In his famous interview the legendary Bruce Lee advised to “empty your mind, become formless, shapeless, like water”.
Emptiness of mind is a foundation of Zen Buddhism. In this way there is a clear connection between the teachings of Zen Buddhism and the practice of martial arts.
In this regard I cannot but mention another legendary person – the 17th century Zen master Takuan Soho (1573–1645) – and his famous book The Unfettered Mind: Writings from a Zen Master to a Master Swordsman. This book was written as a guide for the samurai Yagyu Munenori, who was a great swordsman and rival to the legendary Miyamoto Musashi. Although it is intended for a swordsman, the recommendations it contains apply as well to any other martial arts.

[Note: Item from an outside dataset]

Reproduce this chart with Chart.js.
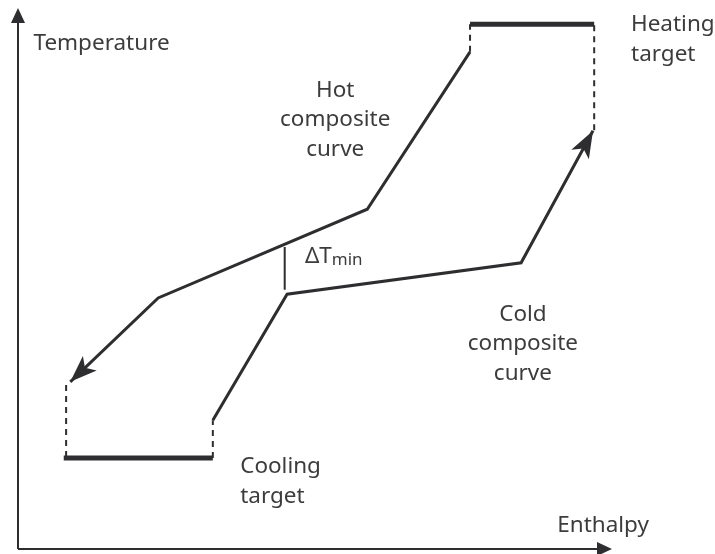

Let me give just one quote from The Unfettered Mind here that illustrates vividly the connection between Zen and martial arts.
(translated from Russian)
“Let’s assume now you can see a sword moving towards you, but your consciousness is not fixed upon it, but rather follows the movement of the sword. You don’t think how to defeat your opponent. There are no thoughts or judgements whatsoever in your mind. If you mind is not fettered with anything, when an opponent makes a strike with his sword, you can approach the opponent swiftly and take the sword out of his hands. In this case not only will you take away the sword than has nearly hit you; you can use it to defeat the opponent.
In Zen this is described as follows: “He intercepted the spear and lanced the enemy with it”… The idea is that the sword you take away from an enemy becomes a sword that defeats him. Such sword is called a non-sword.”
Bruce Lee used a similar philosophy in his jeet kune do, “the way of the intercepting fist”. In the classical movie “Enter the dragon” Bruce Lee tells “not to concentrate on the finger, or you will miss the heavenly glory”.
So from two great masters – both from zen and martial arts – we get the same recommendation: don’t concentrate on the sword / finger / fist / leg, or you will miss the action.